Buzzfeed investigation into Cambian care homes

Earlier today an investigation into Cambian care homes was published by Buzzfeed News.

Buzzfeed’s investigation finds that Britain’s largest provider of private children’s homes paid its chief executive more than £9 million in a single year – while the young people in its care suffer violent assaults and live in decrepit conditions.

The story paints the picture of a publicly-traded, private equity-backed company cutting costs at the expense of children. Young people in Cambian homes have been attacked, threatened and arrested. Poor home environments and beleaguered staff using excessive physical restraint are also described.

One-quarter of Cambian homes in England have been graded as “inadequate” or “requires improvement” by Ofsted.

Children are actively at risk of being criminalised in such conditions

The investigation raises disturbing allegations and supports concerns we highlighted in the briefing we published last week, around the performance of homes run by the largest private companies. Certainly the chaotic environments described in this investigation would not be conducive to protecting children from police involvement – on the contrary, the Howard League would be concerned that children are actively at risk of being criminalised in such conditions.

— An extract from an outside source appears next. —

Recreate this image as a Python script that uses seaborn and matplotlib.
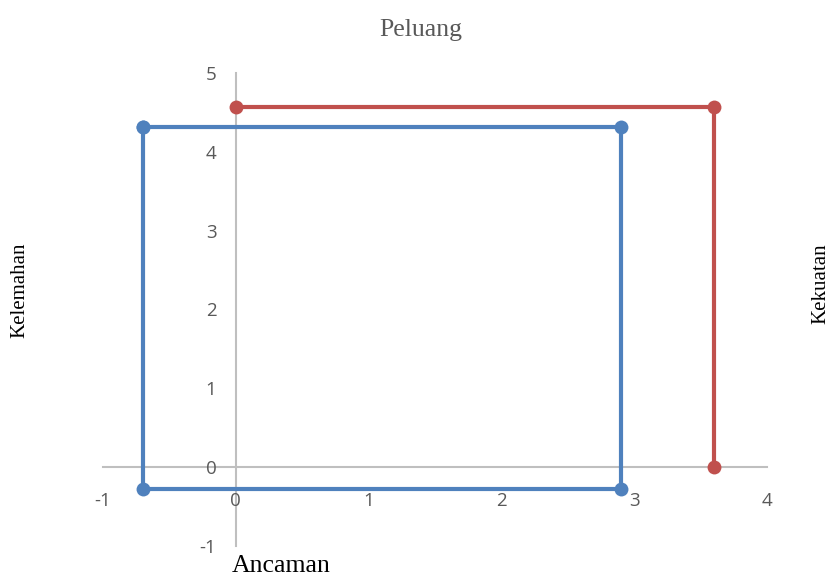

As we argue in our briefing, private companies such as Cambian have a responsibility to put their duties to the vulnerable children in their care above their shareholders and profit margins. The local authorities who commission these companies should be routinely asking for balance sheets and financial information, in order to ascertain just how much money is actually being spent on caring for their children.

Reading the Buzzfeed story reminded me of a conversation we had with one director of children’s services, who described a “Wild West” market in residential care. The Cambian allegations aside, understanding how market forces can lead to perverse outcomes and increase the likelihood of children being criminalised is something we will explore in more depth in due course.